• INSTRUCTIONS TO FOLLOW:
Retype the opening lines of the listing below, ending with the line that contains "var radii = [0.079, 0.125, 0.2, 0.316, 0.5, 0.79, 1.26, 2.0];", and leave out any pictures.

• MATERIAL:
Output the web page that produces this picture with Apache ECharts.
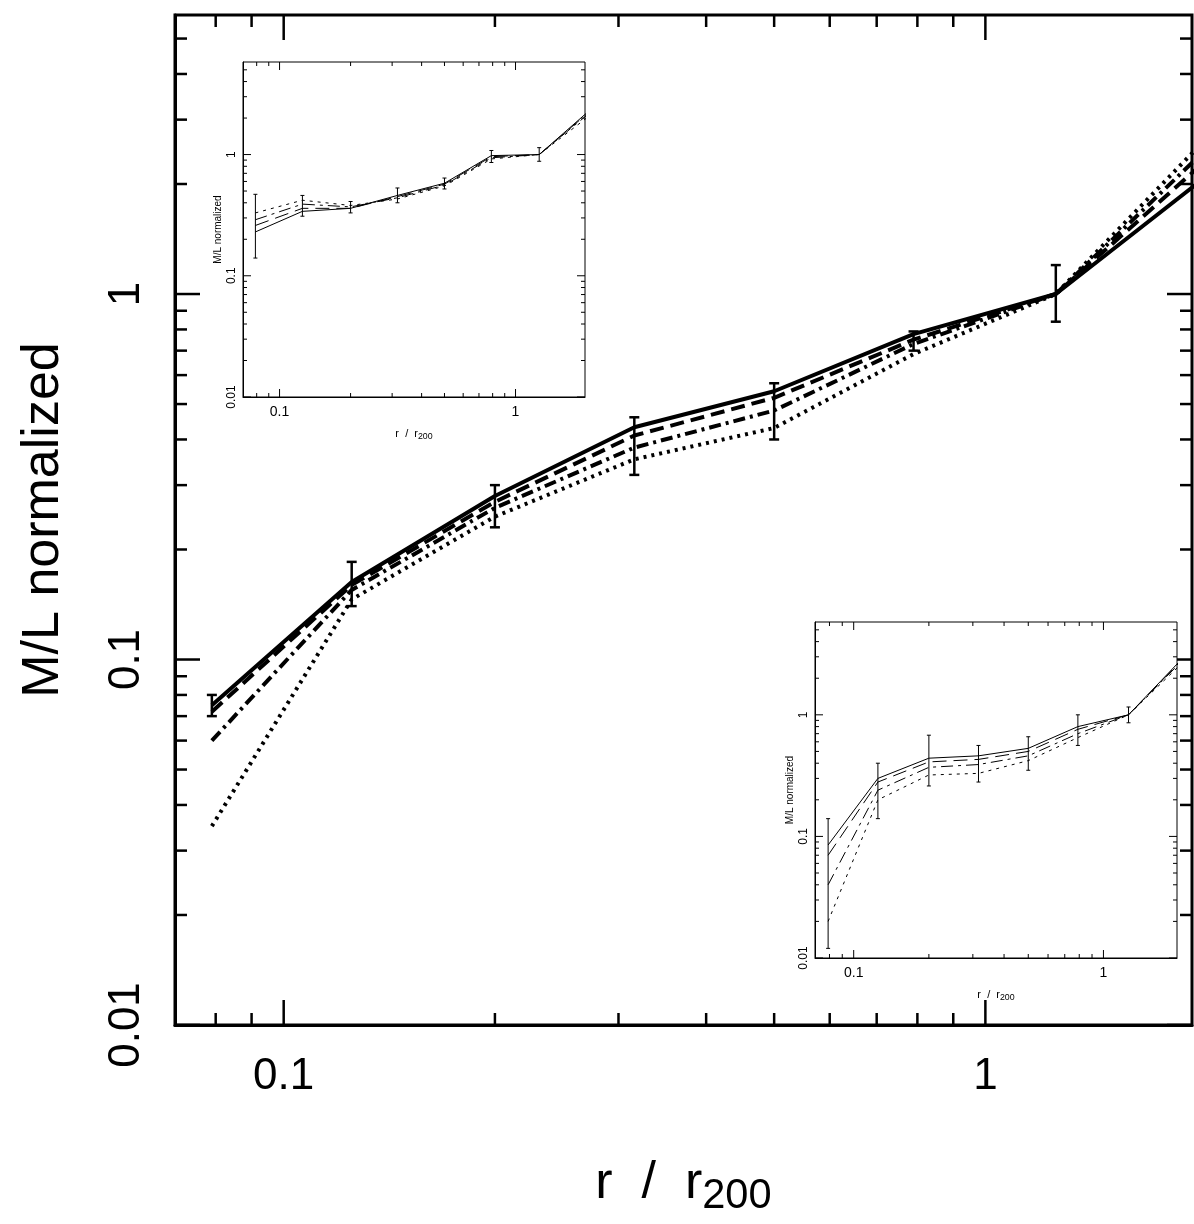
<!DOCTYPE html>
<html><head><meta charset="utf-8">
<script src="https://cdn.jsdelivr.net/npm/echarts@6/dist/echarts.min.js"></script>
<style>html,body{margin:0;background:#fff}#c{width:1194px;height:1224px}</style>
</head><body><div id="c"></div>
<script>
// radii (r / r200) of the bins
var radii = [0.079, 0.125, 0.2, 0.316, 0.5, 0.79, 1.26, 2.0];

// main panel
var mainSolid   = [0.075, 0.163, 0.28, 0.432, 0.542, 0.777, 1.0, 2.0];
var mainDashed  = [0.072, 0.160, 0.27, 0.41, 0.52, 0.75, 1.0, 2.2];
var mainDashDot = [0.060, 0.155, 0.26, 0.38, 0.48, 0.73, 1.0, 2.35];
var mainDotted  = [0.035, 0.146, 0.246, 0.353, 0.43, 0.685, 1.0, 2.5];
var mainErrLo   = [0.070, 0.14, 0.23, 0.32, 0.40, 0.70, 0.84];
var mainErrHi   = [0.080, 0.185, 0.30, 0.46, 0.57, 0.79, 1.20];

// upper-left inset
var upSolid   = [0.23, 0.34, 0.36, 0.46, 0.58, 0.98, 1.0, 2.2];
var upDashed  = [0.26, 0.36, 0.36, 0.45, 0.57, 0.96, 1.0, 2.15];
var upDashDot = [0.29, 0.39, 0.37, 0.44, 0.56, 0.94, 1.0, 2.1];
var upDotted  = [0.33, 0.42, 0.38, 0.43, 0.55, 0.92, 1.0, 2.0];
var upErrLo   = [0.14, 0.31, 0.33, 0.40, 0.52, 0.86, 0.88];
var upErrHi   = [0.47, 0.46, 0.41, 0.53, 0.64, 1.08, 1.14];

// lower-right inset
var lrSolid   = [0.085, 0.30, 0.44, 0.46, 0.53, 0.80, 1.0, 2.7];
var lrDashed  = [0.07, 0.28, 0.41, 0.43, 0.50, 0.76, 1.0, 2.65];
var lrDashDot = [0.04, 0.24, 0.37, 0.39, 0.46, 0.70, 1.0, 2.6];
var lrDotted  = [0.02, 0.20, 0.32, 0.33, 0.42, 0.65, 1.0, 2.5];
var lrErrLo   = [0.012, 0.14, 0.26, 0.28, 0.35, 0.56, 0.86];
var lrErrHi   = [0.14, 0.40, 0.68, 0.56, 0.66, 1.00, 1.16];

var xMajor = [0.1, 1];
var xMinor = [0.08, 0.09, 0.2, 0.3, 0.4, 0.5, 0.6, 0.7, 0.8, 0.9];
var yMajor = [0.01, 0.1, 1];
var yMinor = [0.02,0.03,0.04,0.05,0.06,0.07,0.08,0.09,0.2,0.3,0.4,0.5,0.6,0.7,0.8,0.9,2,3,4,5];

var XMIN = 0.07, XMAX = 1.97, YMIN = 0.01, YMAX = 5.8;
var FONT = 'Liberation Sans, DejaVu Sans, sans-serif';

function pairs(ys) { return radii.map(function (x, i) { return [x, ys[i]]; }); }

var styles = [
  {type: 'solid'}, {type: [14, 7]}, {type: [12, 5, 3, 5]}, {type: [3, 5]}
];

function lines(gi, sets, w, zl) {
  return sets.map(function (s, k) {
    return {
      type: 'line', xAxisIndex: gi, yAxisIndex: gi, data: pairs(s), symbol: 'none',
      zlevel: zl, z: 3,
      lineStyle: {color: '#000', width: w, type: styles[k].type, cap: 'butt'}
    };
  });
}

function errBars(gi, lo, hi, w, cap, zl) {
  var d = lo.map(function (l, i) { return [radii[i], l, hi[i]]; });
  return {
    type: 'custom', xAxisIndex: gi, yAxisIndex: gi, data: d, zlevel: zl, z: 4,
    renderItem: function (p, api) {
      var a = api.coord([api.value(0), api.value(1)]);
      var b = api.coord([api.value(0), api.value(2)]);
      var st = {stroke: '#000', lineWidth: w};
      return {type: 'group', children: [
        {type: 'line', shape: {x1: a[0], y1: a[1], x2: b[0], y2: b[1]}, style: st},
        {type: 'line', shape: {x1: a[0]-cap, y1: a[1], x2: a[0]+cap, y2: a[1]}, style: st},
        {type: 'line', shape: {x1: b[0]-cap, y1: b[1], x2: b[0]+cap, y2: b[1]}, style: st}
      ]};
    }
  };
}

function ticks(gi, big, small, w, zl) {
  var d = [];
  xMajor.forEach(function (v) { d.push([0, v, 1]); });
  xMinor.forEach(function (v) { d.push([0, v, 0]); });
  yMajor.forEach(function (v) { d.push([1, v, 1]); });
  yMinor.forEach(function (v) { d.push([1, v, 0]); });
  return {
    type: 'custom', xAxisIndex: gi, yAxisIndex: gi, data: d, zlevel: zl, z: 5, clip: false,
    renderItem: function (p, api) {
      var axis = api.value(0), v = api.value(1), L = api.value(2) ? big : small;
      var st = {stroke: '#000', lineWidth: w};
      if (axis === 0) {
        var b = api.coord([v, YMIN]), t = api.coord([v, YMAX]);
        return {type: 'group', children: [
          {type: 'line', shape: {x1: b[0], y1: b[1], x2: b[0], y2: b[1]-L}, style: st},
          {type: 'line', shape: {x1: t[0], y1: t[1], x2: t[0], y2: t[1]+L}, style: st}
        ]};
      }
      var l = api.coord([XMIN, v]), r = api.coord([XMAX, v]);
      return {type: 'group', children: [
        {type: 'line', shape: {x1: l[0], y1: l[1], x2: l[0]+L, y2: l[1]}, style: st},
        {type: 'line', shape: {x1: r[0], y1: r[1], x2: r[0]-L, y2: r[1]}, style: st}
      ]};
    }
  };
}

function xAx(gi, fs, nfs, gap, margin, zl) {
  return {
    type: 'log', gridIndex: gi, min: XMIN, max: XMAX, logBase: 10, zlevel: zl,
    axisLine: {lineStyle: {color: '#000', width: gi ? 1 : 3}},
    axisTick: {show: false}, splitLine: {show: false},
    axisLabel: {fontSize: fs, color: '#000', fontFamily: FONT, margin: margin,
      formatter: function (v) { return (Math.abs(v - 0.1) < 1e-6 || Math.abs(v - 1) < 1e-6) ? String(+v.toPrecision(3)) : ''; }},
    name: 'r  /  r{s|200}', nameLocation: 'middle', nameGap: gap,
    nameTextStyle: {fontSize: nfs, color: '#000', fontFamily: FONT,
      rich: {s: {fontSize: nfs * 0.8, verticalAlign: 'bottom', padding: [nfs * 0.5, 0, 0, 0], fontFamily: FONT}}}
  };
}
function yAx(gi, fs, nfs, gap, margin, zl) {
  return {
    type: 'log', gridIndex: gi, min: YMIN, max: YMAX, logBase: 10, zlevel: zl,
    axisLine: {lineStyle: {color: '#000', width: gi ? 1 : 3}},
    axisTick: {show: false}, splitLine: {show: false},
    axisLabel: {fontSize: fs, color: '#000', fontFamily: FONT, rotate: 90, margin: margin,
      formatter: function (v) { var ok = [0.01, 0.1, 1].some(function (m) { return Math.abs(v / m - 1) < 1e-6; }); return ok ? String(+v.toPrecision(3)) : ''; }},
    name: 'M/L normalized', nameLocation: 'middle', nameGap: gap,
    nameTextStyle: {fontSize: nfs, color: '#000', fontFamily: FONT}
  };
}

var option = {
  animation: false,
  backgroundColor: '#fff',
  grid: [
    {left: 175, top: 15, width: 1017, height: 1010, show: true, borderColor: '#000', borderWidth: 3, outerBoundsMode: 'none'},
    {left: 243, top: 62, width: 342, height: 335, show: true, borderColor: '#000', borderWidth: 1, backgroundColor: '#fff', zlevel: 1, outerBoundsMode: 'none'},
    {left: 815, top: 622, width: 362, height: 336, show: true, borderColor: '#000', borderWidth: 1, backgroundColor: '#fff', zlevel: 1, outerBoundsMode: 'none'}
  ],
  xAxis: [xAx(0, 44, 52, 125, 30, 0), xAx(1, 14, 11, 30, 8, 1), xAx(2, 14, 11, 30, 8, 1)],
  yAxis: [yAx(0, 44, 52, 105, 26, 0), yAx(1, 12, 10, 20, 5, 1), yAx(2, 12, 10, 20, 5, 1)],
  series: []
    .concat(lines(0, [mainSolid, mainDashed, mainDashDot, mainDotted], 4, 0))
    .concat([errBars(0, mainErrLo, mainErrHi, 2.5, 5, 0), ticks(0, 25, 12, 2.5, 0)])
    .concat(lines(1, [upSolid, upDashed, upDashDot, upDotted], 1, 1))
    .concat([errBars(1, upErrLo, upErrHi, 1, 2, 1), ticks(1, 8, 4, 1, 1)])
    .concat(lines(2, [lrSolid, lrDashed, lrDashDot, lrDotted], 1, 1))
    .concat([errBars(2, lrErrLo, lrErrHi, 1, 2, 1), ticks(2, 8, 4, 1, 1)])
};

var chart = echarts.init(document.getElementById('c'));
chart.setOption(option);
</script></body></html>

• TASK RESULT:
Output the web page that produces this picture with Apache ECharts.
<!DOCTYPE html>
<html><head><meta charset="utf-8">
<script src="https://cdn.jsdelivr.net/npm/echarts@6/dist/echarts.min.js"></script>
<style>html,body{margin:0;background:#fff}#c{width:1194px;height:1224px}</style>
</head><body><div id="c"></div>
<script>
// radii (r / r200) of the bins
var radii = [0.079, 0.125, 0.2, 0.316, 0.5, 0.79, 1.26, 2.0];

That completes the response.